Optical Characterization of Nanometer-thin Flakes of Fe(Te,Se) Superconductor in the Visible and Near-Infrared Regime

The discovery of iron-based superconductors (IBS) in 2008 introduced a new class of materials for high-temperature superconductors beyond copper-based materials. Among IBS, iron- chalcogenides such as Fe(Te, Se) have attracted great attention recently due to many enticing properties such as simple crystal structure, high-temperature superconductivity, intrinsic topological band structure, and an unconventional pairing of superconductivity with ferromagnetism. Most of the studies on Fe(Te,Se) have been focused on its magnetic properties, and the optical properties of nanometer- thin films or flakes of Fe(Te,Se) for photonic applications in visible to near-IR wavelengths over a wide range of temperatures remain relatively unexplored.

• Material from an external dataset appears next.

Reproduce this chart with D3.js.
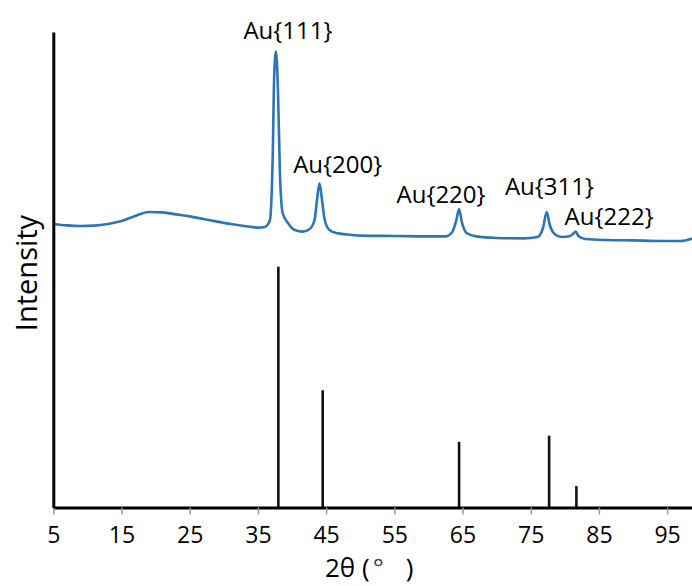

In this work, we report measurement of the complex-valued in-plane refractive index of nanometer-thin Fe(Te,Se) flake for photon wavelengths from 450 to 1100 nm over a temperature range from 4 K to 295 K. To obtain the complex refractive index, we employed a two-Drude model for the dielectric function of Fe(Te,Se) and the transfer matrix method to account for interference effects. In the superconducting state (4 K), the refractive index and the extinction coefficient vary in the range of 2.81 - 4.26 and 2.31 - 3.21, respectively. In the normal state (295 K), they vary between 2.79 - 4.38 and 2.14 - 3.04. A higher extinction coefficient of Fe(Te,Se) is advantageous for photodetection applications.